In today’s global market, manufacturers are facing increasing regulatory pressure that is reshaping how they conduct business. As the world prioritizes sustainability and ethical practices, companies must adapt to a more stringent regulatory landscape, particularly around environmental, social, and governance (ESG) criteria. These changes, while fostering transparency and responsible practices, bring significant challenges, especially in terms of compliance costs and maintaining global competitiveness.
The Push for ESG Compliance
Environmental, social, and governance (ESG) standards are rapidly becoming central to regulatory frameworks worldwide. Governments and international bodies are tightening rules to ensure businesses operate in a manner that aligns with broader societal goals. This shift aims to create a more sustainable and equitable business environment, emphasizing accountability in areas such as carbon emissions, labor practices, and corporate governance.
For manufacturers, the push for ESG compliance means adopting more transparent practices and meeting new, stricter benchmarks. For example, regulations against forced labor have intensified, requiring manufacturers to verify their supply chains more rigorously. This involves ensuring that every link in the supply chain complies with fair labor practices, which can be a complex and costly process. Additionally, new sustainability directives demand that companies take significant steps to reduce their environmental impact, such as minimizing waste, reducing energy consumption, and transitioning to cleaner production methods.
The Cost of Compliance
The new regulatory environment comes with a significant price tag. Adhering to ESG standards often requires investment in new technologies, restructuring existing processes, and thorough auditing of supply chains. For many manufacturers, this translates into increased operational costs. For instance, implementing energy-efficient systems or switching to eco-friendly materials can be expensive. Similarly, verifying that all suppliers adhere to ethical labor practices requires thorough audits, which adds to administrative expenses.
Moreover, the penalties for non-compliance can be severe, ranging from heavy fines to restrictions on market access. This creates a challenging balancing act for manufacturers. They must ensure they meet these stringent standards without eroding their profit margins or losing their competitive edge in the global market.
Maintaining Global Competitiveness
As compliance costs rise, manufacturers face the challenge of maintaining their global competitiveness. While meeting higher ESG standards can enhance a company’s reputation and appeal to increasingly eco-conscious consumers, it can also put them at a disadvantage against competitors operating in regions with less stringent regulations. This is particularly relevant in industries where price sensitivity is high, and even slight increases in production costs can lead to a loss of market share.
For example, a manufacturer in Europe may face higher costs due to strict regulations on carbon emissions, while a competitor in a less regulated market might not have to bear the same expenses. This disparity can create challenges in pricing products competitively in international markets.
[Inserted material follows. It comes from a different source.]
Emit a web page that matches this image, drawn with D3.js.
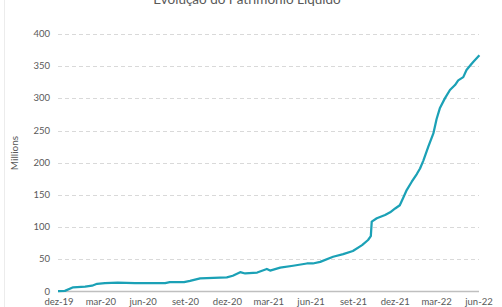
<!DOCTYPE html>
<html>
<head>
<meta charset="utf-8">
<script src="https://cdn.jsdelivr.net/npm/d3@7"></script>
<style>
  body { margin: 0; background: #fff; }
  svg { display: block; font-family: Lato, "Open Sans", sans-serif; }
</style>
</head>
<body>
<div id="chart"></div>
<script>
// patrimonio liquido (millions)
const dates = [
  "2019-12-01","2019-12-16","2020-01-03","2020-01-29","2020-02-13","2020-02-24",
  "2020-03-12","2020-04-09","2020-05-16","2020-07-21","2020-07-31","2020-08-31",
  "2020-09-13","2020-10-05","2020-12-02","2020-12-15","2020-12-31","2021-01-11",
  "2021-02-06","2021-02-27","2021-03-06","2021-03-28","2021-04-25","2021-05-25",
  "2021-06-07","2021-06-23","2021-07-21","2021-08-12","2021-09-02","2021-09-22",
  "2021-10-05","2021-10-11","2021-10-13","2021-10-24","2021-11-11","2021-11-22",
  "2021-12-03","2021-12-13","2021-12-20","2021-12-28","2022-01-08","2022-01-19",
  "2022-01-26","2022-02-02","2022-02-13","2022-02-24","2022-03-03","2022-03-10",
  "2022-03-21","2022-04-01","2022-04-12","2022-04-19","2022-04-30","2022-05-07",
  "2022-05-15","2022-05-22","2022-06-04"
];
const values = [
  0.5, 1, 6.5, 7.5, 9, 12,
  13, 13.7, 13, 13, 14.5, 14.5,
  16.5, 20.5, 22, 24.5, 30, 28,
  29.5, 35, 32.5, 37, 40, 43.5,
  43.5, 46, 54, 58, 63, 72,
  80, 86, 108.5, 113.7, 118.8, 123,
  129, 134, 144.7, 157.6, 170.5, 182.5,
  191, 203, 225, 245.6, 268, 284.5,
  300, 313, 320.7, 328, 333, 344,
  351, 357, 367
];
const yTicks = [0, 50, 100, 150, 200, 250, 300, 350, 400];
const xTicks = ["2019-12-01","2020-03-01","2020-06-01","2020-09-01","2020-12-01",
  "2021-03-01","2021-06-01","2021-09-01","2021-12-01","2022-03-01","2022-06-01"];
const monthNames = ["jan","fev","mar","abr","mai","jun","jul","ago","set","out","nov","dez"];

const width = 502, height = 307;
const parse = d3.timeParse("%Y-%m-%d");
const data = dates.map((d, i) => ({date: parse(d), value: values[i]}));

const svg = d3.select("#chart").append("svg")
    .attr("width", width)
    .attr("height", height);

const x = d3.scaleTime()
    .domain([parse("2019-12-01"), parse("2022-06-01")])
    .range([58, 478]);

const y = d3.scaleLinear()
    .domain([0, 400])
    .range([291.5, 34]);

// faint chart border on the left
svg.append("line")
    .attr("x1", 4.5).attr("x2", 4.5)
    .attr("y1", 0).attr("y2", height)
    .attr("stroke", "#ececec");

// title (cut off at top, as in the original)
svg.append("text")
    .attr("x", 247).attr("y", 4)
    .attr("text-anchor", "middle")
    .attr("font-size", 13.5)
    .attr("fill", "#595959")
    .text("Evolução do Patrimônio Líquido");

// grid
svg.append("g")
    .selectAll("line")
    .data(yTicks.filter(d => d > 0))
    .join("line")
    .attr("x1", 58).attr("x2", 479)
    .attr("y1", d => Math.round(y(d)) + 0.5)
    .attr("y2", d => Math.round(y(d)) + 0.5)
    .attr("stroke", "#d9d9d9")
    .attr("stroke-dasharray", "4,3");

// zero axis line
svg.append("line")
    .attr("x1", 58).attr("x2", 479)
    .attr("y1", y(0)).attr("y2", y(0))
    .attr("stroke", "#bfbfbf")
    .attr("stroke-width", 1.5);

// y labels
svg.append("g")
    .selectAll("text")
    .data(yTicks)
    .join("text")
    .attr("x", 50)
    .attr("y", d => y(d) + 3)
    .attr("text-anchor", "end")
    .attr("font-size", 9.5)
    .attr("fill", "#595959")
    .text(d => d);

// x labels
svg.append("g")
    .selectAll("text")
    .data(xTicks.map(parse))
    .join("text")
    .attr("x", d => x(d) + 1)
    .attr("y", 305)
    .attr("text-anchor", "middle")
    .attr("font-size", 9.5)
    .attr("fill", "#595959")
    .text(d => monthNames[d.getMonth()] + "-" + String(d.getFullYear()).slice(2));

// axis title
svg.append("text")
    .attr("transform", "translate(18,153) rotate(-90)")
    .attr("text-anchor", "middle")
    .attr("font-size", 10)
    .attr("fill", "#595959")
    .text("Millions");

// the series
const line = d3.line()
    .x(d => x(d.date))
    .y(d => y(d.value));

svg.append("path")
    .datum(data)
    .attr("d", line)
    .attr("fill", "none")
    .attr("stroke", "#1ba1b6")
    .attr("stroke-width", 2.25)
    .attr("stroke-linejoin", "round");
</script>
</body>
</html>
Companies must find innovative solutions to absorb these costs, such as optimizing production processes, investing in green technologies that eventually lower long-term expenses, or leveraging their ESG credentials to attract customers willing to pay a premium for sustainable products.
Turning Compliance into Opportunity
Despite the challenges, regulatory pressure around ESG can also be viewed as an opportunity for forward-thinking manufacturers. By embracing these standards early, companies can position themselves as leaders in sustainability, gaining a competitive edge in markets where consumers prioritize ethical and environmentally friendly products. Moreover, investing in sustainable practices can lead to long-term cost savings, such as through reduced energy usage or waste management efficiencies.
Additionally, transparent ESG practices can attract investors who are increasingly focusing on sustainable investments. Many investment funds and financial institutions now prioritize companies with strong ESG performance, making it easier for compliant manufacturers to secure funding for expansion and innovation.
Adapting to a New Regulatory Reality
The rise of regulations centered around environmental, social, and governance criteria is reshaping the landscape for manufacturers globally. While these changes bring challenges in terms of increased compliance costs and competitive pressures, they also offer opportunities for companies willing to adapt and innovate. By embracing ESG standards and aligning their practices with the evolving regulatory environment, manufacturers cannot only meet compliance requirements but also strengthen their market position and appeal to a growing segment of sustainability-conscious consumers.
The path forward will require a strategic approach, balancing short-term challenges with long-term gains. Those who navigate these changes effectively can turn regulatory pressure into a catalyst for growth, setting new benchmarks for what it means to be a responsible and competitive manufacturer in the global economy.